Policy advocacy must now center on banking institutions as developmental stakeholders. Commercial banks, guided by prudential norms, have the capacity to go beyond compliance—engaging in responsive refinancing, restructuring, and ethical intervention to stabilize vital infrastructure initiatives. This requires a shift in regulatory posture: one that encourages responsible flexibility, prioritizes project continuity, and aligns risk frameworks with nation-building imperatives.

Transformative policy must incentivize such adaptive banking behavior. Whether through revised credit classifications, fiscal backstops, or strategic partnerships with government development programs, banking reforms can redefine what it means to serve the national interest.

By embracing both challenge and opportunity, the banking sector can evolve from gatekeeper to enabler—turning short-term risks into long-term resilience.

Ethos of Action: The Price of Inaction—From Boardrooms to Courtrooms

In moments of national fragility, neutrality becomes complicity. For Nepal’s commercial banks, the choice to remain rigid in the face of sovereign delay is not just ethically questionable—it is strategically unsound. The risk profile they ignore today may well evolve into the reputational liability they cannot explain tomorrow.

We must ask: will banks secure their returns from boardroom strategies—or defend their losses in courtrooms?

The time to act is now—not when audits expose preventable defaults or when headlines question institutional ethics.
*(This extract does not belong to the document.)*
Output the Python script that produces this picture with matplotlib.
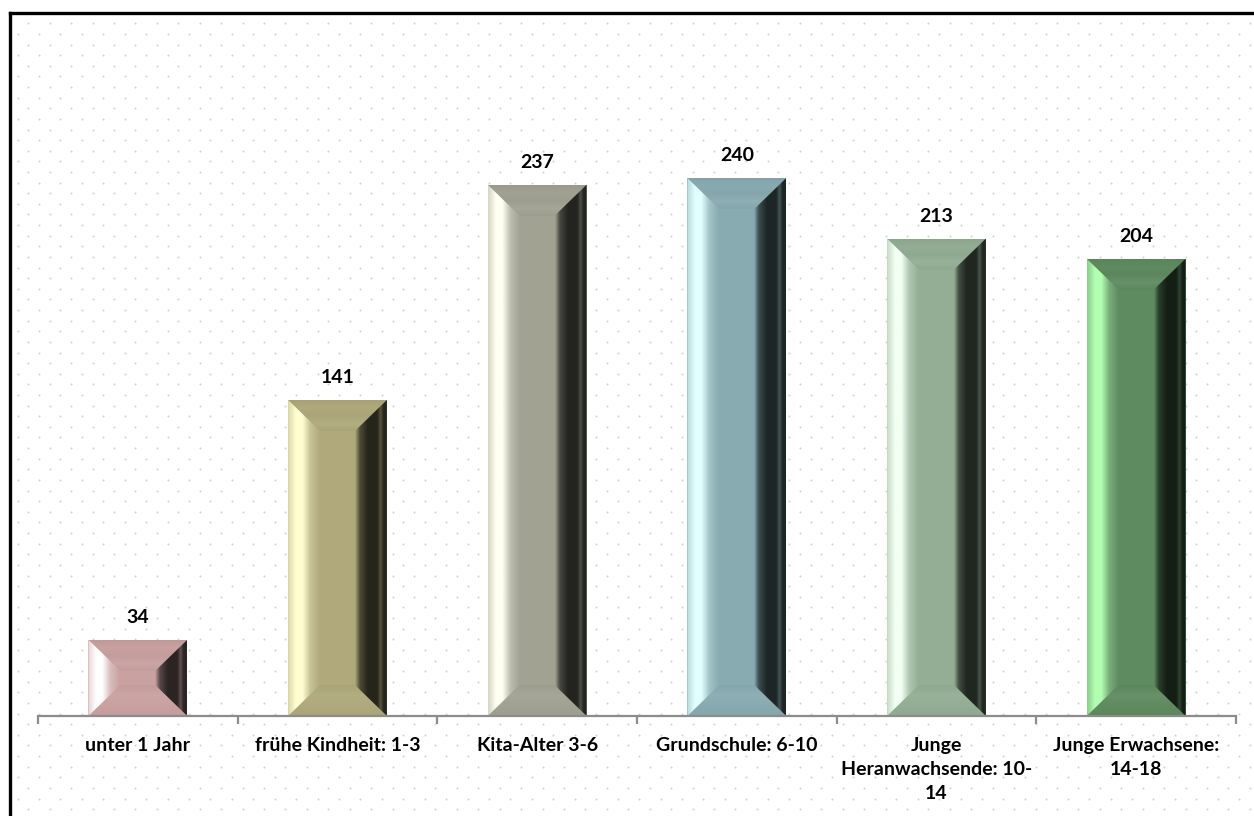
import matplotlib.pyplot as plt
import numpy as np
from matplotlib.colors import LinearSegmentedColormap, to_rgb
from matplotlib.lines import Line2D
from matplotlib.patches import Polygon

categories = [
    "unter 1 Jahr",
    "frühe Kindheit: 1-3",
    "Kita-Alter 3-6",
    "Grundschule: 6-10",
    "Junge\nHeranwachsende: 10-\n14",
    "Junge Erwachsene:\n14-18",
]
values = [34, 141, 237, 240, 213, 204]

face_colors = ["#C9A1A1", "#AFA97C", "#A2A293", "#88ABB1", "#93AE94", "#5F8B60"]
light_colors = ["#FFFFFF", "#FFFFD2", "#FFFFF2", "#E2FFFF", "#F2FFF2", "#B2FFB2"]

plt.rcParams["font.family"] = ["Lato", "DejaVu Sans"]

W, H = 1254, 816
fig = plt.figure(figsize=(W / 100, H / 100), dpi=100)
fig.patch.set_facecolor("white")

# dotted background pattern, in pixel coordinates
bg = fig.add_axes([0, 0, 1, 1], zorder=0)
bg.set_xlim(0, W)
bg.set_ylim(H, 0)
bg.axis("off")
dx_dot, dy_dot = 21.43, 10.62
rows = np.arange(23.3, H, dy_dot)
xs, ys = [], []
for r, y in enumerate(rows):
    start = 28.3 if r % 2 == 0 else 17.6
    cols = np.arange(start, W, dx_dot)
    xs.extend(cols)
    ys.extend([y] * len(cols))
bg.scatter(xs, ys, s=2.2, color="#D4D4D4", linewidths=0)

# frame lines on the left and top
fig.add_artist(Line2D([10 / W, 10 / W], [0, 1 - 13 / H], color="black", lw=2.4))
fig.add_artist(Line2D([10 / W, 1], [1 - 13 / H, 1 - 13 / H], color="black", lw=2.4))

ax_left, ax_right = 38, 1236
ax_bottom = 716
ymax = 300
ax_top = ax_bottom - ymax * (538 / 240)
ax = fig.add_axes([ax_left / W, 1 - ax_bottom / H, (ax_right - ax_left) / W,
                   (ax_bottom - ax_top) / H], zorder=1)
ax.patch.set_alpha(0)

x = np.arange(len(categories))
bars = ax.bar(x, values, width=0.495, color=face_colors, zorder=2)


def mix(c1, c2, t):
    a, b = np.array(to_rgb(c1)), np.array(to_rgb(c2))
    return tuple(a * (1 - t) + b * t)


def gradient(ax, extent, stops, clip, horizontal=True):
    cmap = LinearSegmentedColormap.from_list("g", stops)
    grad = np.linspace(0, 1, 256)
    img = grad[None, :] if horizontal else grad[:, None]
    im = ax.imshow(img, extent=extent, cmap=cmap, aspect="auto",
                   interpolation="bilinear", origin="lower", zorder=3)
    im.set_clip_path(clip)


# bevelled edges on each bar
bevel_x = 0.16
bevel_px = 31 * 240 / 538
for bar, face, light in zip(bars, face_colors, light_colors):
    x0, w, h = bar.get_x(), bar.get_width(), bar.get_height()
    x1 = x0 + w
    dx = bevel_x
    dy = min(bevel_px, h / 2)
    dark = mix(face, "black", 0.78)
    mid_dark = mix(face, "black", 0.55)

    top = Polygon([(x0, h), (x1, h), (x1 - dx, h - dy), (x0 + dx, h - dy)],
                  closed=True, facecolor="none", edgecolor="none")
    bottom = Polygon([(x0, 0), (x1, 0), (x1 - dx, dy), (x0 + dx, dy)],
                     closed=True, facecolor="none", edgecolor="none")
    left = Polygon([(x0, 0), (x0, h), (x0 + dx, h - dy), (x0 + dx, dy)],
                   closed=True, facecolor="none", edgecolor="none")
    right = Polygon([(x1, 0), (x1, h), (x1 - dx, h - dy), (x1 - dx, dy)],
                    closed=True, facecolor="none", edgecolor="none")
    for p in (top, bottom, left, right):
        ax.add_patch(p)

    gradient(ax, [x0, x1, h - dy, h],
             [mix(face, "black", 0.03), mix(face, "white", 0.05),
              mix(face, "black", 0.03), face, mix(face, "black", 0.05)],
             top, horizontal=False)
    gradient(ax, [x0, x1, 0, dy],
             [mix(face, "black", 0.03), face, mix(face, "white", 0.05),
              mix(face, "black", 0.03)],
             bottom, horizontal=False)
    gradient(ax, [x0, x0 + dx, 0, h],
             [(0.0, mix(face, light, 0.55)), (0.12, mix(face, light, 0.75)),
              (0.25, light), (0.45, light), (0.7, mix(face, light, 0.3)),
              (1.0, face)],
             left)
    gradient(ax, [x1 - dx, x1, 0, h],
             [(0.0, face), (0.15, mid_dark), (0.4, dark), (0.7, dark),
              (0.8, mix(face, "black", 0.5)), (0.9, dark), (1.0, dark)],
             right)

ax.bar_label(bars, padding=10, fontsize=14, fontweight="bold", color="black")

ax.set_xlim(-0.5, len(categories) - 0.5)
ax.set_ylim(0, ymax)
ax.set_yticks([])
for side in ("left", "right", "top"):
    ax.spines[side].set_visible(False)
ax.spines["bottom"].set_color("#8C8C8C")
ax.spines["bottom"].set_linewidth(1.6)
ax.spines["bottom"].set_zorder(4)

ax.set_xticks(x, categories, fontsize=14, fontweight="bold", linespacing=1.5)
ax.tick_params(axis="x", which="major", length=0, pad=15)
ax.set_xticks(np.arange(-0.5, len(categories)), minor=True)
ax.tick_params(axis="x", which="minor", length=6, width=1.6, color="#8C8C8C")
for lbl in ax.get_xticklabels():
    lbl.set_verticalalignment("top")

fig.savefig("out.png", dpi=100)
Nepal’s banks can choose to be architects of recovery rather than archivists of regret. That choice begins in boardrooms—and must never end in courtrooms. 

Conclusion: A Call to Conscience

Nepal’s economic future depends not just on policy or capital—but on empathy in finance. Commercial banks must move from procedural rigidity to conscious partnership. If the system continues to punish the vulnerable while rewarding the mighty, we will not just lose businesses—we will lose people.

Saving businesses isn’t charity—it’s structural wisdom. And every life spared from collapse is a national achievement.